TASK
Return each line of the listing below, unchanged, and omit the images.

----------------

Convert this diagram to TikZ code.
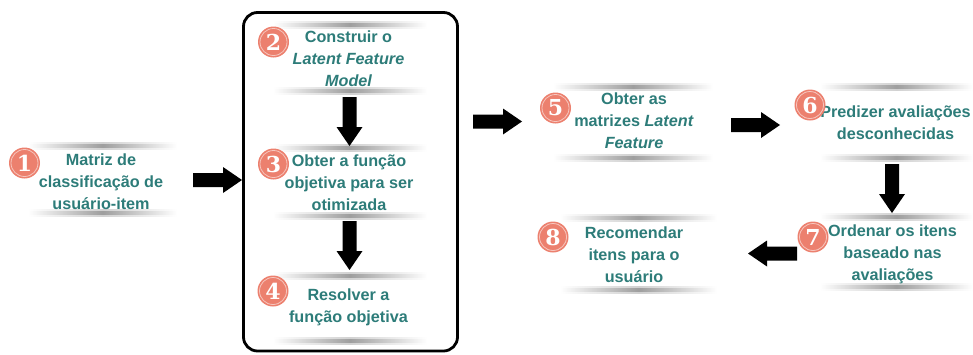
\documentclass[tikz,border=0pt]{standalone}
\usepackage{fontspec}
\setmainfont{Liberation Sans}
\newfontfamily\numfont{DejaVu Serif}
\definecolor{tealtxt}{RGB}{45,124,121}
\definecolor{salmon}{RGB}{236,128,110}
\tikzset{
  txt/.style={text=tealtxt, font=\fontsize{16.2}{22}\selectfont\bfseries, align=center, inner sep=0pt},
  badge/.style={circle, fill=salmon, minimum size=31pt, inner sep=0pt, text=white,
    font=\numfont\fontsize{22}{22}\selectfont\bfseries},
  ring/.style={salmon!45!white, line width=0.8pt},
  barrow/.pic={\fill[black] (0,-7) -- (30,-7) -- (30,-13) -- (49,0) -- (30,13) -- (30,7) -- (0,7) -- cycle;},
  frame/.style={line width=2.8pt, rounded corners=14pt}
}
\newcommand\shline[3]{%
  \shade[left color=white, right color=white, middle color=black!18] (#1,#3-3.5) rectangle (#2,#3+3.5);
  \shade[left color=white, right color=white, middle color=black!38] (#1,#3-1.3) rectangle (#2,#3+1.3);}
\begin{document}
\begin{tikzpicture}[x=1pt,y=-1pt]
\useasboundingbox (0,0) rectangle (973,354);
% frame
\draw[frame] (243.5,12.5) rectangle (457.5,351);
% shadow lines
\shline{28}{177}{146}\shline{28}{177}{213}
\shline{273}{427}{25}\shline{273}{427}{91}
\shline{273}{427}{148}\shline{273}{427}{216}
\shline{273}{427}{276}\shline{273}{427}{341}
\shline{553}{713}{87}\shline{553}{713}{158}
\shline{820}{973}{87}\shline{820}{973}{158}
\shline{820}{973}{217}\shline{820}{973}{287}
\shline{560}{717}{218}\shline{560}{717}{290}
% texts
\node[txt] (b1) at (101,181.5) {Matriz de\\classificação de\\usuário-item};
\node[txt] (b2) at (348.5,58.5) {Construir o\\\itshape Latent Feature\\\itshape Model};
\node[txt] (b3) at (349,183) {Obter a função\\objetiva para ser\\otimizada};
\node[txt] (b4) at (348.5,307.5) {Resolver a\\função objetiva};
\node[txt] (b5) at (634,120.5) {Obter as\\matrizes \textit{Latent}\\\itshape Feature};
\node[txt] (b6) at (895.5,123) {Predizer avaliações\\desconhecidas};
\node[txt] (b7) at (892.5,254) {Ordenar os itens\\baseado nas\\avaliações};
\node[txt] (b8) at (634,255) {Recomendar\\itens para o\\usuário};
% badges
\foreach \n/\x/\y in {1/24.5/163, 2/273.5/42, 3/273.5/164, 4/273/291, 5/555.5/108, 6/810/105, 7/813/237, 8/553/237}{
  \node[badge] (n\n) at (\x,\y) {\n};
  \draw[ring] (n\n.center) circle (13.5);
}
% block arrows
\pic at (193,180) {barrow};
\pic at (473,121.5) {barrow};
\pic at (731,125) {barrow};
\pic[rotate=-90] at (349.5,97) {barrow};
\pic[rotate=-90] at (349.5,221) {barrow};
\pic[rotate=-90] at (892,164) {barrow};
\pic[rotate=180] at (797,253.5) {barrow};
\end{tikzpicture}
\end{document}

----------------

COMPLETE OUTPUT
Convert this diagram to TikZ code.
\documentclass[tikz,border=0pt]{standalone}
\usepackage{fontspec}
\setmainfont{Liberation Sans}
\newfontfamily\numfont{DejaVu Serif}
\definecolor{tealtxt}{RGB}{45,124,121}
\definecolor{salmon}{RGB}{236,128,110}
\tikzset{
  txt/.style={text=tealtxt, font=\fontsize{16.2}{22}\selectfont\bfseries, align=center, inner sep=0pt},
  badge/.style={circle, fill=salmon, minimum size=31pt, inner sep=0pt, text=white,
    font=\numfont\fontsize{22}{22}\selectfont\bfseries},
  ring/.style={salmon!45!white, line width=0.8pt},
  barrow/.pic={\fill[black] (0,-7) -- (30,-7) -- (30,-13) -- (49,0) -- (30,13) -- (30,7) -- (0,7) -- cycle;},
  frame/.style={line width=2.8pt, rounded corners=14pt}
}
\newcommand\shline[3]{%
  \shade[left color=white, right color=white, middle color=black!18] (#1,#3-3.5) rectangle (#2,#3+3.5);
  \shade[left color=white, right color=white, middle color=black!38] (#1,#3-1.3) rectangle (#2,#3+1.3);}
\begin{document}
\begin{tikzpicture}[x=1pt,y=-1pt]
\useasboundingbox (0,0) rectangle (973,354);
% frame
\draw[frame] (243.5,12.5) rectangle (457.5,351);
% shadow lines
\shline{28}{177}{146}\shline{28}{177}{213}
\shline{273}{427}{25}\shline{273}{427}{91}
\shline{273}{427}{148}\shline{273}{427}{216}
\shline{273}{427}{276}\shline{273}{427}{341}
\shline{553}{713}{87}\shline{553}{713}{158}
\shline{820}{973}{87}\shline{820}{973}{158}
\shline{820}{973}{217}\shline{820}{973}{287}
\shline{560}{717}{218}\shline{560}{717}{290}
% texts
\node[txt] (b1) at (101,181.5) {Matriz de\\classificação de\\usuário-item};
\node[txt] (b2) at (348.5,58.5) {Construir o\\\itshape Latent Feature\\\itshape Model};
\node[txt] (b3) at (349,183) {Obter a função\\objetiva para ser\\otimizada};
\node[txt] (b4) at (348.5,307.5) {Resolver a\\função objetiva};
\node[txt] (b5) at (634,120.5) {Obter as\\matrizes \textit{Latent}\\\itshape Feature};
\node[txt] (b6) at (895.5,123) {Predizer avaliações\\desconhecidas};
\node[txt] (b7) at (892.5,254) {Ordenar os itens\\baseado nas\\avaliações};
\node[txt] (b8) at (634,255) {Recomendar\\itens para o\\usuário};
% badges
\foreach \n/\x/\y in {1/24.5/163, 2/273.5/42, 3/273.5/164, 4/273/291, 5/555.5/108, 6/810/105, 7/813/237, 8/553/237}{
  \node[badge] (n\n) at (\x,\y) {\n};
  \draw[ring] (n\n.center) circle (13.5);
}
% block arrows
\pic at (193,180) {barrow};
\pic at (473,121.5) {barrow};
\pic at (731,125) {barrow};
\pic[rotate=-90] at (349.5,97) {barrow};
\pic[rotate=-90] at (349.5,221) {barrow};
\pic[rotate=-90] at (892,164) {barrow};
\pic[rotate=180] at (797,253.5) {barrow};
\end{tikzpicture}
\end{document}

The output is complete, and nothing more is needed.